Systems generally are used for even-strength play and penalty killing, two areas in which the Flyers really struggled last season.
They averaged 1.73 even-strength goals last season, ranking 25th of 30 teams. In 2013-14, one in which Berube replaced Peter Laviolette after the Flyers’ 0-3 start, they ranked 15th averaging 1.91 even-strength goals per game.
In PK, they were 27th last season with a 81.8 percent kill percentage, way down from 2013-14 when they were seventh with a 84.8 percent kill percentage.
“Structure wise, I think there were some question marks within our game and our system,” Umberger said. “I don’t think a lot of us were on the same page. From line to line, I don’t think we knew our structure as well as we should have.

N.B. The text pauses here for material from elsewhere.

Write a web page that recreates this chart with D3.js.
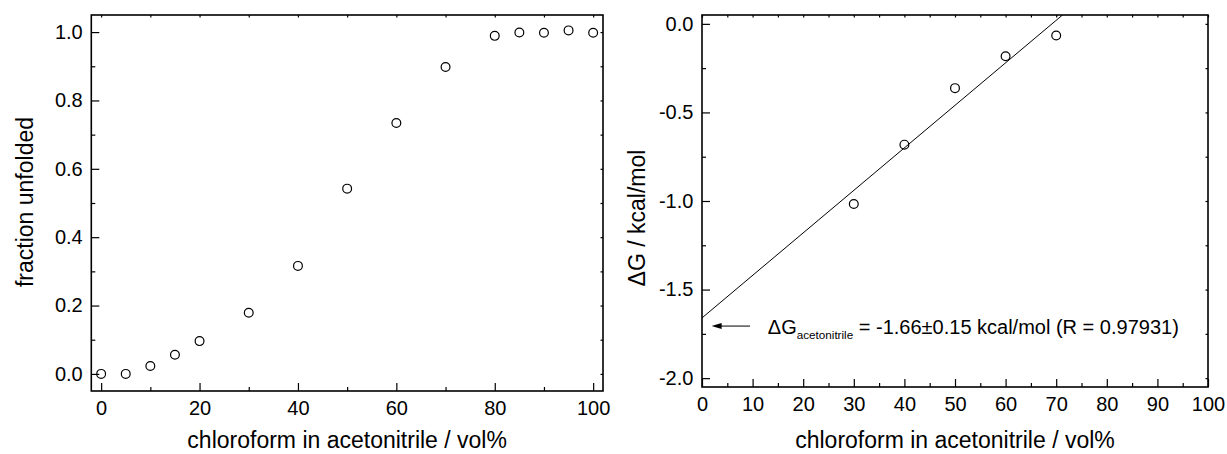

“I’ve had coaches in the past that reemphasized it over and over throughout the year. No matter how much times you do it, you keep going over it because it only takes one or two games to get off on it. You need to be reminded. That’s something’s that’s just common and I don’t think we did that much last year. We didn’t revisit our structure and our systems a lot.”
Umberger’s heard from players who played college hockey for Hakstol at North Dakota that his complaint of Berube won’t be an issue this season.
“Hakstol’s very structured and seems very organized, very detailed, and I think that’s something that will benefit our team a lot,” Umberger said. “We all liked Chief. I had Chief as an assistant coach early in my career and I loved Chief as an assistant coach, but we didn’t go over structure enough last year.”
Umberger says Hakstol already has players’ respect because he’d been so successful at North Dakota.
“There’s no reason not to respect him and not to buy in,” Umberger said. “Everywhere he’s gone he’s had great success. People speak highly of him. He’s here and he’s our coach. We’ve got to give him our best.”